Caliche Energy Solutions
AI & Automation

AI Anomaly Detection in Energy Trading: Catching Costly Errors Before Settlement

How machine learning identifies trade capture errors, pricing anomalies, and settlement risks in real-time.

Caliche Team Caliche Team December 2025 6 min read

Trade capture errors, pricing anomalies, and allocation discrepancies cost energy trading organizations millions annually. Most are caught only during settlement — weeks or months after the original error. AI-powered anomaly detection can identify these issues in real-time, dramatically reducing financial exposure.

The Cost of Late Error Detection

In a typical energy trading operation, errors are caught through end-of-month settlement reviews, counterparty dispute notifications, or regulatory audit findings. By the time these errors surface, the financial exposure has accumulated, the operational context has been lost, and resolution requires significant effort.

Industry estimates suggest that 2-5% of all energy trades contain some form of error — from simple data entry mistakes to complex pricing formula misapplication. For an organization trading $1B annually, that represents $20-50M in at-risk transactions.

How AI Changes the Detection Timeline

ML-based anomaly detection analyzes every trade, pricing event, and allocation in real-time, comparing each against historical patterns, peer group behavior, and business rules. Anomalies are flagged immediately, with severity scoring and suggested root causes.

The models learn continuously, adapting to new trading patterns, seasonal variations, and market conditions.
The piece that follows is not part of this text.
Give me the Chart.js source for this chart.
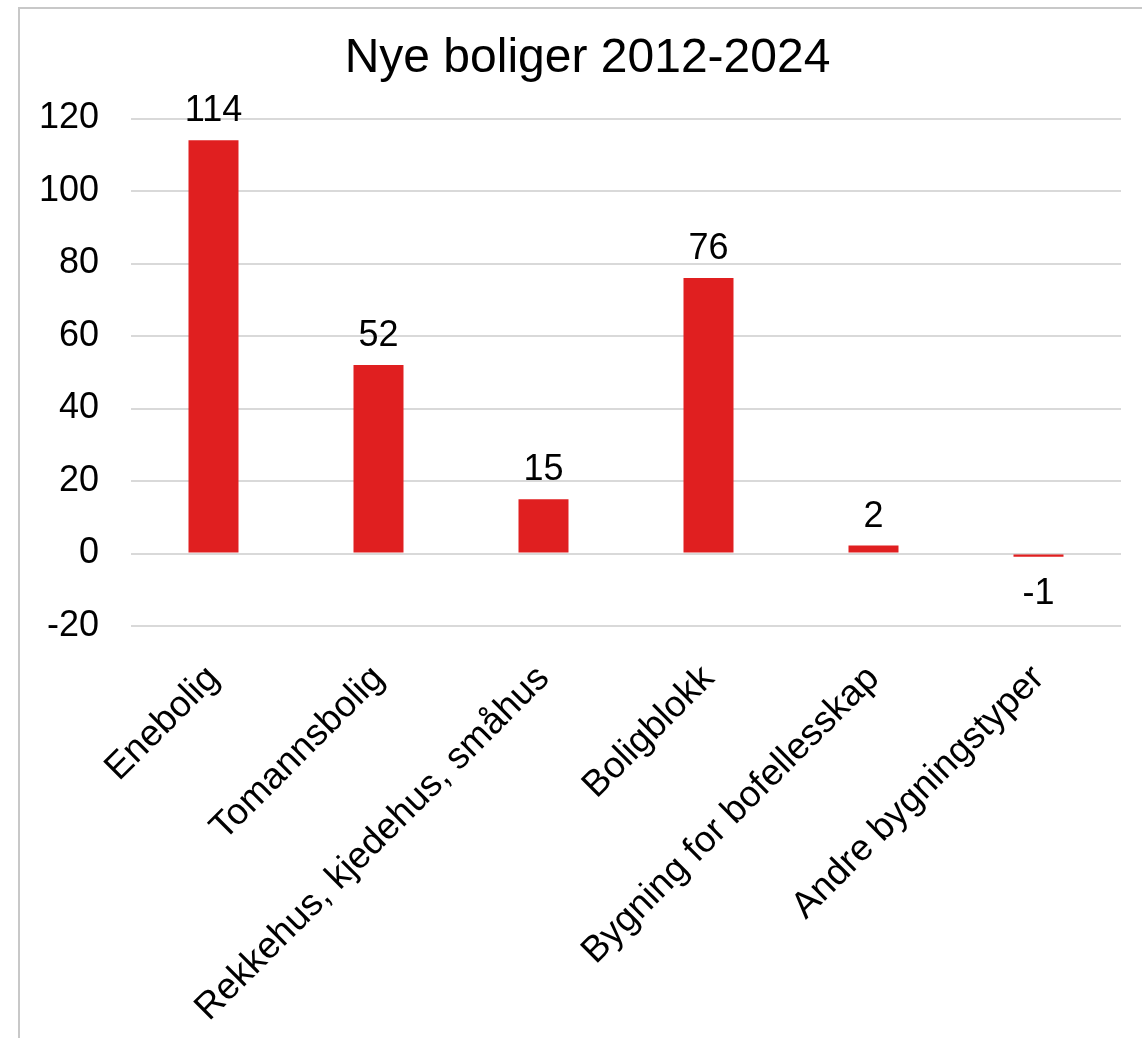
<!DOCTYPE html>
<html>
<head>
<meta charset="utf-8">
<script src="https://cdn.jsdelivr.net/npm/chart.js@4/dist/chart.umd.min.js"></script>
<style>
  html, body { margin: 0; padding: 0; background: #fff; overflow: hidden; }
  #frame { position: absolute; left: 18px; top: 7px; width: 1300px; height: 1200px; border: 2px solid #c8c8c8; }
  #wrap { position: absolute; left: 0; top: 0; width: 1142px; height: 1038px; }
</style>
</head>
<body>
<div id="frame"></div>
<div id="wrap"><canvas id="chart"></canvas></div>
<script>
// categories and values
var categories = ['Enebolig', 'Tomannsbolig', 'Rekkehus, kjedehus, småhus', 'Boligblokk', 'Bygning for bofellesskap', 'Andre bygningstyper'];
var values = [114, 52, 15, 76, 2.2, -0.9];
var yTicks = [-20, 0, 20, 40, 60, 80, 100, 120];
var titleText = 'Nye boliger 2012-2024';

var FONT = '"Liberation Sans", Arial, sans-serif';

// title sits a bit right of the canvas centre, like the original chart frame
var titlePlugin = {
  id: 'titlePlugin',
  afterDraw: function(chart) {
    var ctx = chart.ctx;
    ctx.save();
    ctx.font = '48px ' + FONT;
    ctx.fillStyle = '#000';
    ctx.textAlign = 'center';
    ctx.textBaseline = 'alphabetic';
    ctx.fillText(titleText, 587.5, 72);
    ctx.restore();
  }
};

// draws the numbers above (or below) each bar
var barLabels = {
  id: 'barLabels',
  afterDatasetsDraw: function(chart) {
    var ctx = chart.ctx;
    var meta = chart.getDatasetMeta(0);
    ctx.save();
    ctx.font = '36px ' + FONT;
    ctx.fillStyle = '#000';
    ctx.textAlign = 'center';
    ctx.textBaseline = 'alphabetic';
    meta.data.forEach(function(bar, i) {
      var v = values[i];
      var txt = String(Math.round(v));
      if (v >= 0) {
        ctx.fillText(txt, bar.x, bar.y - 19);
      } else {
        ctx.fillText(txt, bar.x, bar.y + 47);
      }
    });
    ctx.restore();
  }
};

var ctx = document.getElementById('chart').getContext('2d');
var chart = new Chart(ctx, {
  type: 'bar',
  data: {
    labels: categories,
    datasets: [{
      data: values,
      backgroundColor: '#e01f20',
      borderWidth: 0,
      barPercentage: 0.303,
      categoryPercentage: 1
    }]
  },
  plugins: [barLabels, titlePlugin],
  options: {
    responsive: true,
    maintainAspectRatio: false,
    animation: false,
    layout: { padding: { left: 0, right: 21, top: 118.5, bottom: 0 } },
    plugins: {
      legend: { display: false },
      tooltip: { enabled: false },
      title: { display: false }
    },
    scales: {
      x: {
        grid: { display: false },
        border: { display: false },
        ticks: {
          color: '#000',
          font: { family: FONT, size: 37 },
          maxRotation: 45,
          minRotation: 45,
          autoSkip: false,
          padding: 23
        },
        afterFit: function(scale) { scale.height = 412; }
      },
      y: {
        min: -20,
        max: 120,
        afterBuildTicks: function(scale) {
          scale.ticks = yTicks.map(function(v) { return { value: v }; });
        },
        grid: { color: '#d9d9d9', lineWidth: 2, drawTicks: false },
        border: { display: false },
        ticks: {
          color: '#000',
          font: { family: FONT, size: 36 },
          padding: 32
        },
        afterFit: function(scale) { scale.width = 131; }
      }
    }
  }
});
</script>
</body>
</html>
This is fundamentally different from rule-based validation, which only catches errors you've already anticipated and codified.

"Organizations implementing AI anomaly detection in their trading operations reduce settlement adjustments by 65% and catch errors an average of 18 days earlier."

Key Anomaly Categories for Energy Trading

Effective detection covers multiple anomaly categories: trade capture anomalies (unusual volumes, counterparties, or terms), pricing anomalies (deviations from market or formula-based prices), allocation anomalies (imbalances, unusual patterns, missing data), and behavioral anomalies (changes in trading patterns that may indicate unauthorized activity).

Each category requires different model architectures and training data. A comprehensive system combines multiple specialized models rather than relying on a single general-purpose detector.

Implementation Considerations

The biggest implementation challenge isn't the ML models — it's the data preparation. Trading data must be normalized across systems, enriched with market data, and linked to reference data before models can be effectively trained.

Start with the highest-value detection target (typically pricing anomalies or volume discrepancies) and expand coverage iteratively. Invest in a feedback loop that captures user responses to alerts, enabling continuous model improvement.